The accuracy and precision of grid-based 2D hydrodynamic modeling of pluvial and fluvial urban flooding scenarios are highly sensitive to the spatial resolution of the digital elevation model (DEM) employed. The use of a 1-meter resolution DEM can significantly improve the performance of 2D models relative to coarser resolutions. The sole 1m DEM with extensive coverage of the continental United States is provided by the US Geological Survey (USGS) through the 3DEP program. This dataset is produced by Lidar which is used to generate bare-earth elevations, particularly important for the modeling of urban coastal floodplains.

The challenge in using the USGS 1m DEM for hydrologic modeling is that waterways above a certain width are “hydroflattened”, with the elevation of channels reflecting an averaged elevation of the water surface and providing no information about the underlying channel bathymetry.
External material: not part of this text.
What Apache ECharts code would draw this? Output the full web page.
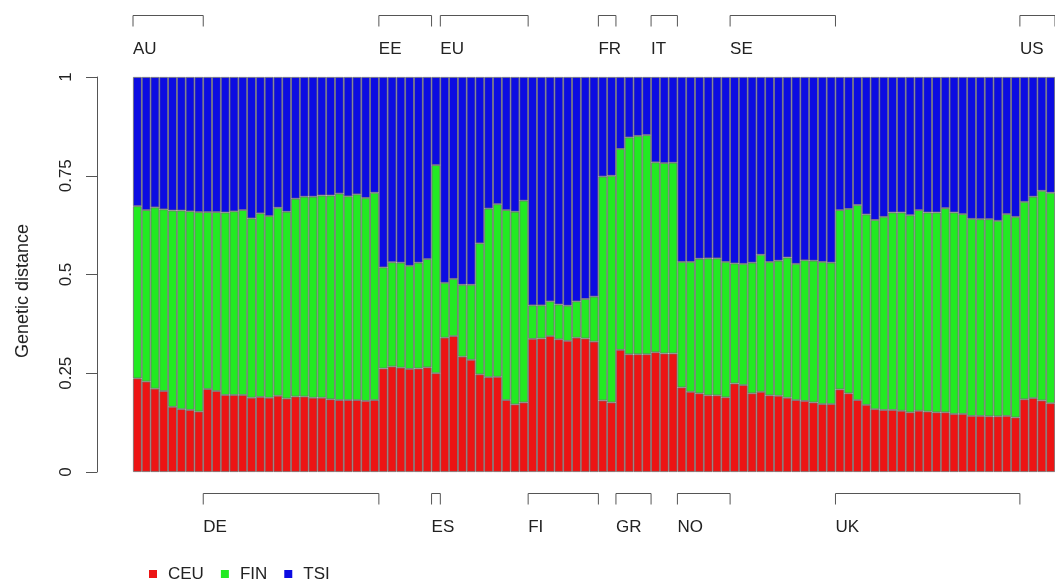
<!DOCTYPE html>
<html>
<head>
<meta charset="utf-8">
<script src="https://cdn.jsdelivr.net/npm/echarts@6/dist/echarts.min.js"></script>
<style>
  html, body { margin: 0; padding: 0; background: #fff; }
  #chart { width: 1055px; height: 584px; }
</style>
</head>
<body>
<div id="chart"></div>
<script>
// population groups, in bar order
const groupNames = ['AU', 'DE', 'EE', 'ES', 'EU', 'FI', 'FR', 'GR', 'IT', 'NO', 'SE', 'UK', 'US'];
const groupSizes = [8, 20, 6, 1, 10, 8, 2, 4, 3, 6, 12, 21, 4];

const ceu = [
  0.237, 0.229, 0.211, 0.205, 0.165, 0.159, 0.157, 0.153,
  0.210, 0.205, 0.195, 0.195, 0.195, 0.188, 0.190, 0.188, 0.193, 0.186,
  0.191, 0.191, 0.188, 0.188, 0.184, 0.182, 0.182, 0.182, 0.180, 0.182,
  0.262, 0.267, 0.264, 0.261, 0.262, 0.265,
  0.250,
  0.340, 0.344, 0.292, 0.284, 0.247, 0.240, 0.241, 0.182, 0.171, 0.176,
  0.337, 0.338, 0.344, 0.336, 0.332, 0.340, 0.338, 0.330,
  0.181, 0.176,
  0.309, 0.298, 0.298, 0.298,
  0.303, 0.300, 0.300,
  0.214, 0.203, 0.199, 0.194, 0.194, 0.189,
  0.224, 0.220, 0.199, 0.203, 0.194, 0.193, 0.188, 0.182, 0.180, 0.176, 0.172, 0.172,
  0.209, 0.199, 0.182, 0.170, 0.159, 0.157, 0.157, 0.155, 0.151, 0.155, 0.153,
  0.151, 0.151, 0.147, 0.147, 0.142, 0.142, 0.141, 0.141, 0.142, 0.138,
  0.184, 0.187, 0.181, 0.174
];
const fin = [
  0.436, 0.434, 0.459, 0.460, 0.497, 0.503, 0.503, 0.505,
  0.448, 0.453, 0.462, 0.465, 0.468, 0.454, 0.465, 0.460, 0.476, 0.473,
  0.501, 0.506, 0.509, 0.512, 0.516, 0.523, 0.516, 0.521, 0.514, 0.525,
  0.256, 0.264, 0.266, 0.261, 0.268, 0.274,
  0.527,
  0.139, 0.145, 0.182, 0.190, 0.332, 0.427, 0.437, 0.481, 0.488, 0.511,
  0.085, 0.084, 0.088, 0.088, 0.089, 0.092, 0.100, 0.114,
  0.567, 0.574,
  0.509, 0.549, 0.553, 0.555,
  0.481, 0.482, 0.483,
  0.318, 0.329, 0.341, 0.347, 0.347, 0.343,
  0.304, 0.307, 0.331, 0.347, 0.338, 0.342, 0.355, 0.345, 0.356, 0.359, 0.360, 0.358,
  0.454, 0.467, 0.494, 0.482, 0.479, 0.489, 0.500, 0.502, 0.499, 0.508, 0.504,
  0.506, 0.517, 0.510, 0.506, 0.499, 0.498, 0.499, 0.495, 0.511, 0.508,
  0.500, 0.510, 0.531, 0.533
];
const tsi = [
  0.327, 0.337, 0.330, 0.335, 0.338, 0.338, 0.340, 0.342,
  0.342, 0.342, 0.343, 0.340, 0.337, 0.358, 0.345, 0.352, 0.331, 0.341,
  0.308, 0.303, 0.303, 0.300, 0.300, 0.295, 0.302, 0.297, 0.306, 0.293,
  0.482, 0.469, 0.470, 0.478, 0.470, 0.461,
  0.223,
  0.521, 0.511, 0.526, 0.526, 0.421, 0.333, 0.322, 0.337, 0.341, 0.313,
  0.578, 0.578, 0.568, 0.576, 0.579, 0.568, 0.562, 0.556,
  0.252, 0.250,
  0.182, 0.153, 0.149, 0.147,
  0.216, 0.218, 0.217,
  0.468, 0.468, 0.460, 0.459, 0.459, 0.468,
  0.472, 0.473, 0.470, 0.450, 0.468, 0.465, 0.457, 0.473, 0.464, 0.465, 0.468, 0.470,
  0.337, 0.334, 0.324, 0.348, 0.362, 0.354, 0.343, 0.343, 0.350, 0.337, 0.343,
  0.343, 0.332, 0.343, 0.347, 0.359, 0.360, 0.360, 0.364, 0.347, 0.354,
  0.316, 0.303, 0.288, 0.293
];
const yTicks = [0, 0.25, 0.5, 0.75, 1];

// one category per sample, plus start/end index of each group
const categories = [];
const groupInfo = [];
groupNames.forEach((name, g) => {
  const start = categories.length;
  for (let i = 1; i <= groupSizes[g]; i++) categories.push(name + i);
  groupInfo.push({ name: name, start: start, end: categories.length - 1, top: g % 2 === 0 });
});

const font = '"Liberation Sans", Arial, Helvetica, sans-serif';
const textColor = '#222';
const lineColor = '#555';

function barSeries(name, data, color) {
  return {
    name: name,
    type: 'bar',
    stack: 'all',
    data: data,
    barCategoryGap: '0%',
    itemStyle: { color: color, borderColor: '#707070', borderWidth: 0.8 },
    emphasis: { disabled: true }
  };
}

const chart = echarts.init(document.getElementById('chart'));
chart.setOption({
  animation: false,
  backgroundColor: '#fff',
  grid: { left: 133, right: 0, top: 77, bottom: 112 },
  xAxis: {
    type: 'category',
    data: categories,
    show: false
  },
  yAxis: {
    type: 'value',
    min: 0,
    max: 1,
    interval: 0.25,
    offset: 36,
    axisLine: { show: true, lineStyle: { color: lineColor, width: 1 } },
    axisTick: { show: true, length: 11, lineStyle: { color: lineColor } },
    axisLabel: {
      rotate: 90,
      margin: 22,
      color: textColor,
      fontSize: 17,
      fontFamily: font,
      formatter: v => yTicks.indexOf(v) >= 0 ? String(v) : ''
    },
    splitLine: { show: false }
  },
  legend: {
    data: ['CEU', 'FIN', 'TSI'],
    left: 144,
    top: 559,
    icon: 'rect',
    itemWidth: 8,
    itemHeight: 8,
    itemGap: 17,
    itemStyle: { borderWidth: 0 },
    textStyle: { fontSize: 17, fontFamily: font, color: textColor, padding: [0, 0, 0, 6], lineHeight: 20 }
  },
  graphic: [{
    type: 'text',
    x: 23,
    y: 291,
    rotation: Math.PI / 2,
    style: {
      text: 'Genetic distance',
      font: '18px ' + font,
      fill: textColor,
      align: 'center',
      verticalAlign: 'middle'
    }
  }],
  series: [
    barSeries('CEU', ceu, '#ec1414'),
    barSeries('FIN', fin, '#22ea22'),
    barSeries('TSI', tsi, '#0c0ce2'),
    {
      type: 'custom',
      name: 'groups',
      clip: false,
      silent: true,
      z: 10,
      data: groupInfo.map(g => [g.start, 0]),
      renderItem: function (params, api) {
        const g = groupInfo[params.dataIndex];
        const bw = api.size([1, 0])[0];
        const x0 = api.coord([g.start, 0])[0] - bw / 2;
        const x1 = api.coord([g.end, 0])[0] + bw / 2;
        const yTop = api.coord([0, 1])[1];
        const yBot = api.coord([0, 0])[1];
        const lineY = g.top ? yTop - 61.5 : yBot + 21.5;
        const tickY = lineY + 11;
        const labelY = g.top ? yTop - 28 : yBot + 55.5;
        return {
          type: 'group',
          children: [{
            type: 'polyline',
            shape: { points: [[x0, tickY], [x0, lineY], [x1, lineY], [x1, tickY]] },
            style: { stroke: lineColor, lineWidth: 1, fill: null }
          }, {
            type: 'text',
            x: x0,
            y: labelY,
            style: {
              text: g.name,
              font: '17px ' + font,
              fill: textColor,
              align: 'left',
              verticalAlign: 'middle'
            }
          }]
        };
      }
    }
  ]
});
</script>
</body>
</html>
As river bathymetry data is sparse and inconsistent, this presents an issue. One approach to this problem is adjusting the roughness coefficient, or Manning’s n, of the DEM water surface to reflect very low friction such that discharge “sits” on top of the “solid” base stage of the river and is transported downstream with low resistance. One issue with this approach is that the hydraulic radius is significantly smaller compared to that obtained using the actual channel area, potentially biasing results.
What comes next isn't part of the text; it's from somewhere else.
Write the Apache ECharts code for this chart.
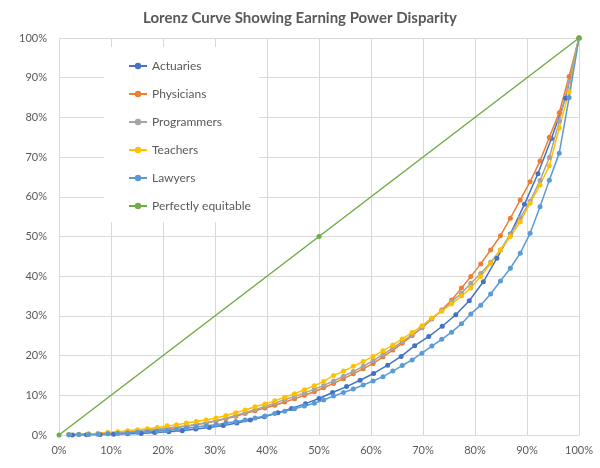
<!DOCTYPE html>
<html>
<head>
<meta charset="utf-8">
<script src="https://cdn.jsdelivr.net/npm/echarts@6/dist/echarts.min.js"></script>
<style>
html,body{margin:0;padding:0;background:#fff;}
#chart{width:600px;height:468px;}
</style>
</head>
<body>
<div id="chart"></div>
<script>
// Cumulative share of population (%) for the 53-point series
const xPop53 = [1.9,3.8,5.7,7.5,9.4,11.3,13.2,15.1,17.0,18.9,20.8,22.6,24.5,26.4,28.3,30.2,32.1,34.0,35.8,37.7,39.6,41.5,43.4,45.3,47.2,49.1,50.9,52.8,54.7,56.6,58.5,60.4,62.3,64.2,66.0,67.9,69.8,71.7,73.6,75.5,77.4,79.2,81.1,83.0,84.9,86.8,88.7,90.6,92.5,94.3,96.2,98.1,100];
// Cumulative share of population (%) for Actuaries (38 points)
const xPopActuaries = [2.6,5.3,7.9,10.5,13.2,15.8,18.4,21.1,23.7,26.3,28.9,31.6,34.2,36.8,39.5,42.1,44.7,47.4,50.0,52.6,55.3,57.9,60.5,63.2,65.8,68.4,71.1,73.7,76.3,78.9,81.6,84.2,86.8,89.5,92.1,94.7,97.4,100];

const yActuaries = [0.02,0.05,0.1,0.2,0.3,0.4,0.6,0.8,1.1,1.5,1.9,2.4,3.0,3.8,4.6,5.6,6.7,7.9,9.2,10.7,12.2,13.8,15.5,17.6,19.8,22.5,24.8,27.4,30.3,33.8,38.6,44.5,50.6,58.1,65.8,74.7,84.8,100];
const yPhysicians = [0.05,0.1,0.2,0.3,0.4,0.6,0.8,1.0,1.2,1.4,1.6,1.9,2.2,2.6,3.0,3.5,4.1,4.7,5.4,6.1,6.8,7.5,8.3,9.1,10.0,10.9,11.9,13.0,14.2,15.4,16.7,18.0,19.7,21.4,23.1,25.0,27.0,29.2,31.5,34.0,37.0,39.9,43.1,46.6,50.2,54.6,59.2,63.8,69.0,75.0,81.2,90.3,100];
const yProgrammers = [0.05,0.1,0.2,0.3,0.5,0.6,0.8,1.0,1.3,1.5,1.8,2.0,2.3,2.7,3.1,3.6,4.2,4.9,5.6,6.4,7.2,8.0,8.9,9.7,10.6,11.5,12.5,13.6,14.8,16.0,17.3,18.7,20.3,21.9,23.5,25.2,27.0,29.3,31.3,33.6,35.7,38.2,40.7,43.5,46.6,50.5,54.7,58.9,64.1,69.9,79.0,89.0,100];
const yTeachers = [0.1,0.2,0.3,0.4,0.6,0.8,1.1,1.3,1.6,1.9,2.3,2.6,3.0,3.4,3.8,4.3,4.9,5.6,6.3,7.1,7.8,8.6,9.5,10.4,11.4,12.4,13.5,15.0,16.1,17.3,18.5,19.8,21.2,22.7,24.2,25.8,27.5,29.5,31.2,33.0,35.0,37.0,39.9,43.2,46.6,50.0,53.7,58.4,63.0,67.8,77.3,86.5,100];
const yLawyers = [0.05,0.1,0.15,0.2,0.3,0.4,0.5,0.7,0.8,1.0,1.2,1.4,1.7,2.0,2.3,2.6,3.0,3.4,3.8,4.3,4.8,5.4,6.0,6.6,7.3,8.0,8.8,9.8,10.7,11.6,12.6,13.6,14.7,16.1,17.5,18.9,20.6,22.4,24.1,25.9,28.0,30.5,32.7,35.5,38.8,42.0,45.8,50.8,57.5,64.2,71.0,85.0,100];
const xEquitable = [0,50,100];
const yEquitable = [0,50,100];

const seriesNames = ['Actuaries','Physicians','Programmers','Teachers','Lawyers','Perfectly equitable'];
const seriesColors = ['#4472C4','#ED7D31','#A5A5A5','#FFC000','#5B9BD5','#70AD47'];

function zip(xs, ys){ return xs.map((x,i)=>[x, ys[i]]); }
const dataSets = [
  zip(xPopActuaries, yActuaries),
  zip(xPop53, yPhysicians),
  zip(xPop53, yProgrammers),
  zip(xPop53, yTeachers),
  zip(xPop53, yLawyers),
  zip(xEquitable, yEquitable)
];

const txt = '#595959';
const chart = echarts.init(document.getElementById('chart'), null, {renderer:'canvas'});
chart.setOption({
  animation:false,
  backgroundColor:'#fff',
  title:{
    text:'Lorenz Curve Showing Earning Power Disparity',
    left:'center', top:6,
    textStyle:{fontFamily:'Lato', fontSize:15, fontWeight:'bold', color:txt}
  },
  legend:{
    orient:'vertical',
    left:104, top:47,
    padding:[13,8,10,24],
    itemGap:16,
    itemWidth:18, itemHeight:8,
    backgroundColor:'#fff',
    data:seriesNames,
    textStyle:{fontFamily:'Lato', fontSize:12, color:txt}
  },
  grid:{left:59, right:21, top:38, bottom:33},
  xAxis:{
    type:'value', min:0, max:100, interval:10,
    axisLabel:{formatter:v=>v+'%', fontFamily:'Lato', fontSize:11, color:txt, margin:10},
    axisLine:{show:true, lineStyle:{color:'#d9d9d9'}},
    axisTick:{show:false},
    splitLine:{show:true, lineStyle:{color:'#d9d9d9'}}
  },
  yAxis:{
    type:'value', min:0, max:100, interval:10,
    axisLabel:{formatter:v=>v+'%', fontFamily:'Lato', fontSize:11, color:txt, margin:12},
    axisLine:{show:false},
    axisTick:{show:false},
    splitLine:{show:true, lineStyle:{color:'#d9d9d9'}}
  },
  series: seriesNames.map((n,i)=>({
    name:n, type:'line', data:dataSets[i],
    symbol:'circle', symbolSize:5, showSymbol:true,
    lineStyle:{width:1.5, color:seriesColors[i]},
    itemStyle:{color:seriesColors[i]},
    smooth:false
  }))
});
</script>
</body>
</html>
We devise a simplified set of experiments using Manning’s equation for a rectangular channel to efficiently calibrate and validate a 2D hydrologic model based on the USGS 1m DEM. We present the results of a case study of the Charles River watershed in Eastern Massachusetts, USA. The Charles is 129km long and passes through 23 cities and towns before draining into Massachusetts Bay, terminating at the highly urbanized core of the Boston metropolitan area.

Stream gage measurements are used to estimate 100-year return levels for daily average discharge and surface water elevation; these values and Manning’s n (roughness) reported in the literature are then used to estimate channel depth assuming simplified geometry. This in turn is used to estimate Manning’s n for the hydroflattened water surface, which is then substituted into the 2D model. Finally, 2D flood simulation results are evaluated against US Federal Emergency Management Agency (FEMA) 100-year inundation extent maps. This is done using four validation metrics: Probability of Detection, False Alarm Ratio, Critical Success Index, and Bias. This provides a simple and computationally efficient calibration and validation methodology for 2D gridded hydrodynamic models in the absence of known channel bathymetry and roughness; while a number of effective approaches have seen widespread use in different data availability and modeling contexts, our simplest possible methodology is generalizable across a broad range of scenarios and watersheds. This can be particularly useful when 2D inundation mapping is called for in interdisciplinary research contexts in which information on the spatiotemporally explicit evolution of floods is required, such as in the simulation of dynamic disruption and recovery of infrastructure systems in urbanized watersheds during extreme precipitation events.